Given information →

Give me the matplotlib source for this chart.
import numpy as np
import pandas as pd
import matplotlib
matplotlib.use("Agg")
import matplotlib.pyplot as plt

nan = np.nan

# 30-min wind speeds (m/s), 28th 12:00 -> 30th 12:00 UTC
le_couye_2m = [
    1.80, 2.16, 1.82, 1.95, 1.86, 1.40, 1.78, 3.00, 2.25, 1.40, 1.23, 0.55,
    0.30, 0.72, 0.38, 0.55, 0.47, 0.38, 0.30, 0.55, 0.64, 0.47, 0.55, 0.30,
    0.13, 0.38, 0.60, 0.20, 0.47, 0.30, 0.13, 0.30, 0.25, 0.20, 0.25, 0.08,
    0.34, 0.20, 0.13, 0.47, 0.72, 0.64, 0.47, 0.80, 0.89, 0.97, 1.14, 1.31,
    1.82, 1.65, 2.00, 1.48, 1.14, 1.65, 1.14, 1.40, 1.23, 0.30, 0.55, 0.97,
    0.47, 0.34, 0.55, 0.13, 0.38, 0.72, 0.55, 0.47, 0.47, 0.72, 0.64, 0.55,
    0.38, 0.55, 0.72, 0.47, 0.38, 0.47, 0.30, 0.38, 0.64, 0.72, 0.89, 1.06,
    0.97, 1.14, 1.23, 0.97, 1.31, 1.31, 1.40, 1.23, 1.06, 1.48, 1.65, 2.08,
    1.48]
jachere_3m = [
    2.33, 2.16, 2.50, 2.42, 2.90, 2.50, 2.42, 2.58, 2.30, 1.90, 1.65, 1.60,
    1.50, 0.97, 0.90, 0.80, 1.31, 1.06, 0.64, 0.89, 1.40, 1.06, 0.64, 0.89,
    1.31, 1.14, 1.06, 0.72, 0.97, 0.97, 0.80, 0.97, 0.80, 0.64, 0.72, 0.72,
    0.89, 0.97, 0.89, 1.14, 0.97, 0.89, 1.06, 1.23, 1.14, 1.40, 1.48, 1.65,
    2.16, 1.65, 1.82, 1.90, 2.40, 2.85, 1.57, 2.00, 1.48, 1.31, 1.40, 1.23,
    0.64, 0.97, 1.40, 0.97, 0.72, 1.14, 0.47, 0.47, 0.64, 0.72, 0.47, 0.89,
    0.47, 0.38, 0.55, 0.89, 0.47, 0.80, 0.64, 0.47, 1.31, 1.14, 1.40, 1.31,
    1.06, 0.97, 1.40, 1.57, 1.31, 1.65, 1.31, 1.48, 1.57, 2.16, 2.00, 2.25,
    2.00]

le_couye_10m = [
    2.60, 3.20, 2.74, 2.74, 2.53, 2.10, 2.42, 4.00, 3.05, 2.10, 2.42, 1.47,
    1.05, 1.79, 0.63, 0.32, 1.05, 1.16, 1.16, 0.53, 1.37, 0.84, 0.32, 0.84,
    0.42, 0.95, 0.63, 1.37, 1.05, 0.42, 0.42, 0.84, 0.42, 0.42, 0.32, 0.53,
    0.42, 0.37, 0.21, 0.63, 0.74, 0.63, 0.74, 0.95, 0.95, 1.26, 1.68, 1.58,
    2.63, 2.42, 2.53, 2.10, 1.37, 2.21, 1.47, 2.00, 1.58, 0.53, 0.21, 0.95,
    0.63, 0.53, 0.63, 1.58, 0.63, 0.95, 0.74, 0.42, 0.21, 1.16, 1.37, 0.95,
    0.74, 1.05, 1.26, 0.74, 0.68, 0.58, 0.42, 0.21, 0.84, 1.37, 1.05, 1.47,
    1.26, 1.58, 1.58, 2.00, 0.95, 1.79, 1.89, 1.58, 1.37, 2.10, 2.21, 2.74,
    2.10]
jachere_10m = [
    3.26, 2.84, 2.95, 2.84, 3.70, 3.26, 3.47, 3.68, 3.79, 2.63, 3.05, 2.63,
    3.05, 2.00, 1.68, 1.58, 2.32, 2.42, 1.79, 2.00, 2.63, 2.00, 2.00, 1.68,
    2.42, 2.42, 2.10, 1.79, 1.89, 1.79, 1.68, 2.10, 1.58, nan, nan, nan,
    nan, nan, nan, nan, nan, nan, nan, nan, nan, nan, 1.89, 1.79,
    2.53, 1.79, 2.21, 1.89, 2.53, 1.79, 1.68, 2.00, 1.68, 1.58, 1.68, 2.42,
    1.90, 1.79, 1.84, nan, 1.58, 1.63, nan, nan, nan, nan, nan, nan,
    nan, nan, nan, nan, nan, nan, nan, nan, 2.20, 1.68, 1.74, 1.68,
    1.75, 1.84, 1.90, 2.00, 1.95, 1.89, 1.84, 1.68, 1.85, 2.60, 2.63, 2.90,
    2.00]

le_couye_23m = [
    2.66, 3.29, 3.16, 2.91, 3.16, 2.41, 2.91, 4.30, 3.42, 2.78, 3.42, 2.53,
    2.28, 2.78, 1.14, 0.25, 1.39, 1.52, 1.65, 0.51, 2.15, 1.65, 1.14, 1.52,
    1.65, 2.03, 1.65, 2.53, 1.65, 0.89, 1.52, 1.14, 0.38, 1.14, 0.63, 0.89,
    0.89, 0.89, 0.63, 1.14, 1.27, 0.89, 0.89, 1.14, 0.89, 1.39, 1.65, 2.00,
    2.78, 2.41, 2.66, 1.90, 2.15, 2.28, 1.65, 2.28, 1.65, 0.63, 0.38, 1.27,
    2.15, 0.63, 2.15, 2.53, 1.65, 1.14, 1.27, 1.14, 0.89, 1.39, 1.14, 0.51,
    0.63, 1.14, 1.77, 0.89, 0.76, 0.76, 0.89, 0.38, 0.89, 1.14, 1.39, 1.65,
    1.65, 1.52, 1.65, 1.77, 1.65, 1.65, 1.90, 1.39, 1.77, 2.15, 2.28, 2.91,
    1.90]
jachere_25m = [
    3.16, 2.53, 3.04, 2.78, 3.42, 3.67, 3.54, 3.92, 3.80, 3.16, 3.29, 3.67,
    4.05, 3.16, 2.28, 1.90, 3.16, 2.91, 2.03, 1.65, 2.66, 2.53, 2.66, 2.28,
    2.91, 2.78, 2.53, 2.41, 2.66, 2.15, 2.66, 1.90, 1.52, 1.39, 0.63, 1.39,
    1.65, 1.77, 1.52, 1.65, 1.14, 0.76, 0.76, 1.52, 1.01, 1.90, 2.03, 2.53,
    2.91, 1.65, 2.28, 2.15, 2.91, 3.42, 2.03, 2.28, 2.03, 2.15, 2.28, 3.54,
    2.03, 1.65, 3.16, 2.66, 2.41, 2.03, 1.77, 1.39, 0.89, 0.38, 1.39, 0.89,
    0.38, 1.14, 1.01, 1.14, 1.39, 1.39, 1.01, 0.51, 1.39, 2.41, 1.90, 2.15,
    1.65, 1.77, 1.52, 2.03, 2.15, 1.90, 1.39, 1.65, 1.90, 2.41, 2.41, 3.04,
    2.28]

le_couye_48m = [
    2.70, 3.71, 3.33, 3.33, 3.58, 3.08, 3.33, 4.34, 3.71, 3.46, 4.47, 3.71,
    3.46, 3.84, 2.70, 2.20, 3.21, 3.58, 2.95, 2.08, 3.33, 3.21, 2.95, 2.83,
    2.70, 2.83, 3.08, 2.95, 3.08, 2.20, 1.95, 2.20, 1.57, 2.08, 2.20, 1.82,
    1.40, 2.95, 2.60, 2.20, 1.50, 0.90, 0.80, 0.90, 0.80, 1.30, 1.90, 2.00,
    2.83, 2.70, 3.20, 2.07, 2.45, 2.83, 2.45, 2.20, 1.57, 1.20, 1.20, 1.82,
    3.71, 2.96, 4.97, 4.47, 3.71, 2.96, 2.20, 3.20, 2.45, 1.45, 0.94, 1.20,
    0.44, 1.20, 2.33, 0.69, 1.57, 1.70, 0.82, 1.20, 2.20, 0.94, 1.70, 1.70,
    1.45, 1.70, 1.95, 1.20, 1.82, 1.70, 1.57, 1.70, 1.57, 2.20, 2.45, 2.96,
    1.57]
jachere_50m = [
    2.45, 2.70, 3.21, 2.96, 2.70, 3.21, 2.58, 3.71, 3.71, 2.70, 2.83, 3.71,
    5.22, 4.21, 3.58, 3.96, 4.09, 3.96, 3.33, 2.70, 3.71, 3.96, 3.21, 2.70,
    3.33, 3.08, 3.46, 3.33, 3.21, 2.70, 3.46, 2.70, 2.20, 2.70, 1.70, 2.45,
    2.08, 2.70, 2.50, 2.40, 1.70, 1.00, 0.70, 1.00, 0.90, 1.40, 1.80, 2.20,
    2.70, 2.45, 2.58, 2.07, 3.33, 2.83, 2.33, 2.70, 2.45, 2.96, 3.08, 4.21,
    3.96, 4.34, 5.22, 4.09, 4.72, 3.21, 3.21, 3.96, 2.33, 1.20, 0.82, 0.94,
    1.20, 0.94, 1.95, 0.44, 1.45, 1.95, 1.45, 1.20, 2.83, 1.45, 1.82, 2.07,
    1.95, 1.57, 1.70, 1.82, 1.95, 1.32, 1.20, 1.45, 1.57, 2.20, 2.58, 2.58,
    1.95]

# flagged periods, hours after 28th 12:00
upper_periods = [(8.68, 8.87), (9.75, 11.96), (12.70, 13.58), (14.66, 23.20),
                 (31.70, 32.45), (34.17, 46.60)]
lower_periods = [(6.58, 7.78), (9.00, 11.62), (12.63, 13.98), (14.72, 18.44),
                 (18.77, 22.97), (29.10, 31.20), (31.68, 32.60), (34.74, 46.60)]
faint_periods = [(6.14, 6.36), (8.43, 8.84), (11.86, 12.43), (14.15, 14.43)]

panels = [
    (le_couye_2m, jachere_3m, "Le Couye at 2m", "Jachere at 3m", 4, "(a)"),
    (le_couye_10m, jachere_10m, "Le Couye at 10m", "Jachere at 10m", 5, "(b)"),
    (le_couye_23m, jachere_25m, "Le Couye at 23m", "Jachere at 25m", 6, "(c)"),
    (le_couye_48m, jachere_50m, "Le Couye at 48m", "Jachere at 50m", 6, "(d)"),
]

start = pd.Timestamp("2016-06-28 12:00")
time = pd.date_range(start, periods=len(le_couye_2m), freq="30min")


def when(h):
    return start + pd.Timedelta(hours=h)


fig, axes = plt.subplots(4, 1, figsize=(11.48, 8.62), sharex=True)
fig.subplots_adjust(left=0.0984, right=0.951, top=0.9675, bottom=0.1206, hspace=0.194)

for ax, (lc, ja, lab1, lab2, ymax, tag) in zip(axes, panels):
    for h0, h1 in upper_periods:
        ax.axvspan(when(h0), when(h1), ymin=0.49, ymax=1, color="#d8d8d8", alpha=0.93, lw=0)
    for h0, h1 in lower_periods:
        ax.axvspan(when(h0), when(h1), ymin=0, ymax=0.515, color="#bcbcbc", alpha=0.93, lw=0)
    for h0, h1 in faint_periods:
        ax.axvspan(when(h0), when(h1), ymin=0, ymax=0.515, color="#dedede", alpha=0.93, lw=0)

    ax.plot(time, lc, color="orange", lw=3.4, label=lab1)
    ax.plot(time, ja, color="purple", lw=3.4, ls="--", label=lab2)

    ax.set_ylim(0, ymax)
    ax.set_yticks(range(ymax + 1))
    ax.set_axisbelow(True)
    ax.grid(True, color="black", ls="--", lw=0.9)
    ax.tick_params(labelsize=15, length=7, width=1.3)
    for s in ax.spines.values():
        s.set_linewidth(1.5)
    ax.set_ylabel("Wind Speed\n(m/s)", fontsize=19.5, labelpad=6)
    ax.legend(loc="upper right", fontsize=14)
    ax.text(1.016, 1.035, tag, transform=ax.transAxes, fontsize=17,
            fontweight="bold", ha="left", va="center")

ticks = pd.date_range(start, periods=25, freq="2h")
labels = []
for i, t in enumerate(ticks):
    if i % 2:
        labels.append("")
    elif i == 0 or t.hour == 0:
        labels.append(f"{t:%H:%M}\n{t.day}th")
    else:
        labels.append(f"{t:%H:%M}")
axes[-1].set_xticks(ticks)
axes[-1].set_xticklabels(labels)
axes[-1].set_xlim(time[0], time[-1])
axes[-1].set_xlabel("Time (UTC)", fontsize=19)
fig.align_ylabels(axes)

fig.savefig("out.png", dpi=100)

Given exercise → Copy, please, exactly the lines that start at the first line of the data and end at the line containing "nan = np.nan", both kept and no others.

Solution to this problem →
Give me the matplotlib source for this chart.
import numpy as np
import pandas as pd
import matplotlib
matplotlib.use("Agg")
import matplotlib.pyplot as plt

nan = np.nan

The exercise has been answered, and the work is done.